Without the pictures, write out all the lines below exactly as they appear.

━━━━━━━━━━━━━━━━━━━━━━━━━━━━━━

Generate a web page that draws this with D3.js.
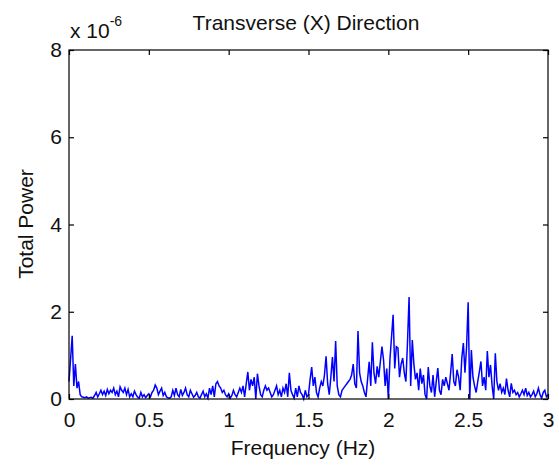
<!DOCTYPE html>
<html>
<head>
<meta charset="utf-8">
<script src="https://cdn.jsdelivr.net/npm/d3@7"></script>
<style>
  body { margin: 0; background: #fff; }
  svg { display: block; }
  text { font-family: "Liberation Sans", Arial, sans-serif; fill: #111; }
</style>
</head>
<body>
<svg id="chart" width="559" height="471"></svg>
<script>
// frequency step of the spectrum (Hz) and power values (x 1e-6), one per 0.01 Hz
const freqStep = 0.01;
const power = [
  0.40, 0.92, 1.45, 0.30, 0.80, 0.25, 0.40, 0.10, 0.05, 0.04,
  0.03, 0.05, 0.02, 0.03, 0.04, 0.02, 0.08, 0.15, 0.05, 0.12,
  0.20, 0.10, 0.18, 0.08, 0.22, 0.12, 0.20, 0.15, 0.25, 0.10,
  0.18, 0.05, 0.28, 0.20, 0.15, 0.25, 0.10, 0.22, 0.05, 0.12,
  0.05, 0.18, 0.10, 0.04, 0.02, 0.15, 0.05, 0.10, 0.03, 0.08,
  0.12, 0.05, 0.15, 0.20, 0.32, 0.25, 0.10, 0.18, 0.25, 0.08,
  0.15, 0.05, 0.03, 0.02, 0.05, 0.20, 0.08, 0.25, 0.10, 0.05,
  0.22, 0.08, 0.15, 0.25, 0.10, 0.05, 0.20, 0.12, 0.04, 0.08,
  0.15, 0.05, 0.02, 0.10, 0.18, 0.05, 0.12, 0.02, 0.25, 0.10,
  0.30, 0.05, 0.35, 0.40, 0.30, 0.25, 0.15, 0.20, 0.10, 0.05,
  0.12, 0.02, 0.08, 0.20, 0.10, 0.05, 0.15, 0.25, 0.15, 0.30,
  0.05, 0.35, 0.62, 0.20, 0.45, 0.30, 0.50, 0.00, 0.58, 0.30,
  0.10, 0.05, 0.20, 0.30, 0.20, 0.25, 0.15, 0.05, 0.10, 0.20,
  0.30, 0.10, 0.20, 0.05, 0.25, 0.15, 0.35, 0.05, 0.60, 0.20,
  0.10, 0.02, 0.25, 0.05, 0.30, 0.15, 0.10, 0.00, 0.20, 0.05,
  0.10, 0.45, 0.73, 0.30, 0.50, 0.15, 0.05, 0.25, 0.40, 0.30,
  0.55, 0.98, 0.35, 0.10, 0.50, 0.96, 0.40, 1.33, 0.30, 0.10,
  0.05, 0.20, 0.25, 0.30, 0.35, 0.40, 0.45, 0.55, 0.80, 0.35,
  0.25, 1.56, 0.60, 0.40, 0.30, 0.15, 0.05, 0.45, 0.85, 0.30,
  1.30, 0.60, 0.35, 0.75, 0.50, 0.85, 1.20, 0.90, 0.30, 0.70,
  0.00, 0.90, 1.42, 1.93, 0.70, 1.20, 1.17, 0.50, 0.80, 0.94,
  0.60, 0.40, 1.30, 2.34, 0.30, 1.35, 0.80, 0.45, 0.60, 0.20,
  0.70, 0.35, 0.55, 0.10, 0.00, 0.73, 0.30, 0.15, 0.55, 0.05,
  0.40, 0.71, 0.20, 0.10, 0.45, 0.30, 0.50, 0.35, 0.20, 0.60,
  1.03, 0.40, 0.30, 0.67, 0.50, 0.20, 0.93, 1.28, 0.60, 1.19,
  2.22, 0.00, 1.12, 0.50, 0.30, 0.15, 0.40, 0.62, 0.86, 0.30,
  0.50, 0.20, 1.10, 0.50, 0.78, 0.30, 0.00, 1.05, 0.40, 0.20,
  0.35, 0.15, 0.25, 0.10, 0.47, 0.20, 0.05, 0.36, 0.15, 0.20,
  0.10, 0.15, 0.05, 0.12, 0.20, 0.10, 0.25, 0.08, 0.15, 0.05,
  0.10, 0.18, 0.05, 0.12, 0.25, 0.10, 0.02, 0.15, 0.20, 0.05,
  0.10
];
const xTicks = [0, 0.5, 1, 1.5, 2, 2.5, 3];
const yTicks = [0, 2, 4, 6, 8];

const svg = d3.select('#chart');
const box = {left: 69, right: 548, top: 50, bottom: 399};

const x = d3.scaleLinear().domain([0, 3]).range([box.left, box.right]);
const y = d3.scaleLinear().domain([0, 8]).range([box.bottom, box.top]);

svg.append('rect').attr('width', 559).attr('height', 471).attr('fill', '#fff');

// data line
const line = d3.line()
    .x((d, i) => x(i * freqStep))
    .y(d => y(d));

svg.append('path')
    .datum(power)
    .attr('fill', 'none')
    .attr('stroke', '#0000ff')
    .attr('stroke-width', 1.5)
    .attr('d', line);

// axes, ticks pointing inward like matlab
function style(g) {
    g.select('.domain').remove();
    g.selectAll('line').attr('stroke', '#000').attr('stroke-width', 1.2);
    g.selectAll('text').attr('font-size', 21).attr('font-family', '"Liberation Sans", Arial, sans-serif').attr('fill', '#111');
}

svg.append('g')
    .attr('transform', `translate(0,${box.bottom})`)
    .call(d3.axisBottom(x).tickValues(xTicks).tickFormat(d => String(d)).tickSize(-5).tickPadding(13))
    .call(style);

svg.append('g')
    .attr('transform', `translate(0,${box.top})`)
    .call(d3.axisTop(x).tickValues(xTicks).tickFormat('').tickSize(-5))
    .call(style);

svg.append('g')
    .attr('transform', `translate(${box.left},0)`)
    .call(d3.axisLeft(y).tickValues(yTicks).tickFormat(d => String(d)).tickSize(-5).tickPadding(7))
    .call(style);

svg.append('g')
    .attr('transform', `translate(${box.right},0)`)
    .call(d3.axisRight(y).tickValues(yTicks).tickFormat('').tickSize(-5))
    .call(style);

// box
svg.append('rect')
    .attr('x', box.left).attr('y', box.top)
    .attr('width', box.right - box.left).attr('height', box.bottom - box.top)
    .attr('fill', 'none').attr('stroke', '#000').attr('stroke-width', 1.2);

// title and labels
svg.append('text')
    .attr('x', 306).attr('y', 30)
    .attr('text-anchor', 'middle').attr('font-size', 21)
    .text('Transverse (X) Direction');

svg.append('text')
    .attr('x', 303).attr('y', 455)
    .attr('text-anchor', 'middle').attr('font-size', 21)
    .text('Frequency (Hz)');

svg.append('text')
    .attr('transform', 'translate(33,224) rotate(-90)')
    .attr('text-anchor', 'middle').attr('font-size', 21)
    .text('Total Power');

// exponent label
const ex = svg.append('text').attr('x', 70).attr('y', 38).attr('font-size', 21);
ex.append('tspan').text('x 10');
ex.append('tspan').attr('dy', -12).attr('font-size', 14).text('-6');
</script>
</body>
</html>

━━━━━━━━━━━━━━━━━━━━━━━━━━━━━━

Answer to this exercise:
Generate a web page that draws this with D3.js.
<!DOCTYPE html>
<html>
<head>
<meta charset="utf-8">
<script src="https://cdn.jsdelivr.net/npm/d3@7"></script>
<style>
  body { margin: 0; background: #fff; }
  svg { display: block; }
  text { font-family: "Liberation Sans", Arial, sans-serif; fill: #111; }
</style>
</head>
<body>
<svg id="chart" width="559" height="471"></svg>
<script>
// frequency step of the spectrum (Hz) and power values (x 1e-6), one per 0.01 Hz
const freqStep = 0.01;
const power = [
  0.40, 0.92, 1.45, 0.30, 0.80, 0.25, 0.40, 0.10, 0.05, 0.04,
  0.03, 0.05, 0.02, 0.03, 0.04, 0.02, 0.08, 0.15, 0.05, 0.12,
  0.20, 0.10, 0.18, 0.08, 0.22, 0.12, 0.20, 0.15, 0.25, 0.10,
  0.18, 0.05, 0.28, 0.20, 0.15, 0.25, 0.10, 0.22, 0.05, 0.12,
  0.05, 0.18, 0.10, 0.04, 0.02, 0.15, 0.05, 0.10, 0.03, 0.08,
  0.12, 0.05, 0.15, 0.20, 0.32, 0.25, 0.10, 0.18, 0.25, 0.08,
  0.15, 0.05, 0.03, 0.02, 0.05, 0.20, 0.08, 0.25, 0.10, 0.05,
  0.22, 0.08, 0.15, 0.25, 0.10, 0.05, 0.20, 0.12, 0.04, 0.08,
  0.15, 0.05, 0.02, 0.10, 0.18, 0.05, 0.12, 0.02, 0.25, 0.10,
  0.30, 0.05, 0.35, 0.40, 0.30, 0.25, 0.15, 0.20, 0.10, 0.05,
  0.12, 0.02, 0.08, 0.20, 0.10, 0.05, 0.15, 0.25, 0.15, 0.30,
  0.05, 0.35, 0.62, 0.20, 0.45, 0.30, 0.50, 0.00, 0.58, 0.30,
  0.10, 0.05, 0.20, 0.30, 0.20, 0.25, 0.15, 0.05, 0.10, 0.20,
  0.30, 0.10, 0.20, 0.05, 0.25, 0.15, 0.35, 0.05, 0.60, 0.20,
  0.10, 0.02, 0.25, 0.05, 0.30, 0.15, 0.10, 0.00, 0.20, 0.05,
  0.10, 0.45, 0.73, 0.30, 0.50, 0.15, 0.05, 0.25, 0.40, 0.30,
  0.55, 0.98, 0.35, 0.10, 0.50, 0.96, 0.40, 1.33, 0.30, 0.10,
  0.05, 0.20, 0.25, 0.30, 0.35, 0.40, 0.45, 0.55, 0.80, 0.35,
  0.25, 1.56, 0.60, 0.40, 0.30, 0.15, 0.05, 0.45, 0.85, 0.30,
  1.30, 0.60, 0.35, 0.75, 0.50, 0.85, 1.20, 0.90, 0.30, 0.70,
  0.00, 0.90, 1.42, 1.93, 0.70, 1.20, 1.17, 0.50, 0.80, 0.94,
  0.60, 0.40, 1.30, 2.34, 0.30, 1.35, 0.80, 0.45, 0.60, 0.20,
  0.70, 0.35, 0.55, 0.10, 0.00, 0.73, 0.30, 0.15, 0.55, 0.05,
  0.40, 0.71, 0.20, 0.10, 0.45, 0.30, 0.50, 0.35, 0.20, 0.60,
  1.03, 0.40, 0.30, 0.67, 0.50, 0.20, 0.93, 1.28, 0.60, 1.19,
  2.22, 0.00, 1.12, 0.50, 0.30, 0.15, 0.40, 0.62, 0.86, 0.30,
  0.50, 0.20, 1.10, 0.50, 0.78, 0.30, 0.00, 1.05, 0.40, 0.20,
  0.35, 0.15, 0.25, 0.10, 0.47, 0.20, 0.05, 0.36, 0.15, 0.20,
  0.10, 0.15, 0.05, 0.12, 0.20, 0.10, 0.25, 0.08, 0.15, 0.05,
  0.10, 0.18, 0.05, 0.12, 0.25, 0.10, 0.02, 0.15, 0.20, 0.05,
  0.10
];
const xTicks = [0, 0.5, 1, 1.5, 2, 2.5, 3];
const yTicks = [0, 2, 4, 6, 8];

const svg = d3.select('#chart');
const box = {left: 69, right: 548, top: 50, bottom: 399};

const x = d3.scaleLinear().domain([0, 3]).range([box.left, box.right]);
const y = d3.scaleLinear().domain([0, 8]).range([box.bottom, box.top]);

svg.append('rect').attr('width', 559).attr('height', 471).attr('fill', '#fff');

// data line
const line = d3.line()
    .x((d, i) => x(i * freqStep))
    .y(d => y(d));

svg.append('path')
    .datum(power)
    .attr('fill', 'none')
    .attr('stroke', '#0000ff')
    .attr('stroke-width', 1.5)
    .attr('d', line);

// axes, ticks pointing inward like matlab
function style(g) {
    g.select('.domain').remove();
    g.selectAll('line').attr('stroke', '#000').attr('stroke-width', 1.2);
    g.selectAll('text').attr('font-size', 21).attr('font-family', '"Liberation Sans", Arial, sans-serif').attr('fill', '#111');
}

svg.append('g')
    .attr('transform', `translate(0,${box.bottom})`)
    .call(d3.axisBottom(x).tickValues(xTicks).tickFormat(d => String(d)).tickSize(-5).tickPadding(13))
    .call(style);

svg.append('g')
    .attr('transform', `translate(0,${box.top})`)
    .call(d3.axisTop(x).tickValues(xTicks).tickFormat('').tickSize(-5))
    .call(style);

svg.append('g')
    .attr('transform', `translate(${box.left},0)`)
    .call(d3.axisLeft(y).tickValues(yTicks).tickFormat(d => String(d)).tickSize(-5).tickPadding(7))
    .call(style);

svg.append('g')
    .attr('transform', `translate(${box.right},0)`)
    .call(d3.axisRight(y).tickValues(yTicks).tickFormat('').tickSize(-5))
    .call(style);

// box
svg.append('rect')
    .attr('x', box.left).attr('y', box.top)
    .attr('width', box.right - box.left).attr('height', box.bottom - box.top)
    .attr('fill', 'none').attr('stroke', '#000').attr('stroke-width', 1.2);

// title and labels
svg.append('text')
    .attr('x', 306).attr('y', 30)
    .attr('text-anchor', 'middle').attr('font-size', 21)
    .text('Transverse (X) Direction');

svg.append('text')
    .attr('x', 303).attr('y', 455)
    .attr('text-anchor', 'middle').attr('font-size', 21)
    .text('Frequency (Hz)');

svg.append('text')
    .attr('transform', 'translate(33,224) rotate(-90)')
    .attr('text-anchor', 'middle').attr('font-size', 21)
    .text('Total Power');

// exponent label
const ex = svg.append('text').attr('x', 70).attr('y', 38).attr('font-size', 21);
ex.append('tspan').text('x 10');
ex.append('tspan').attr('dy', -12).attr('font-size', 14).text('-6');
</script>
</body>
</html>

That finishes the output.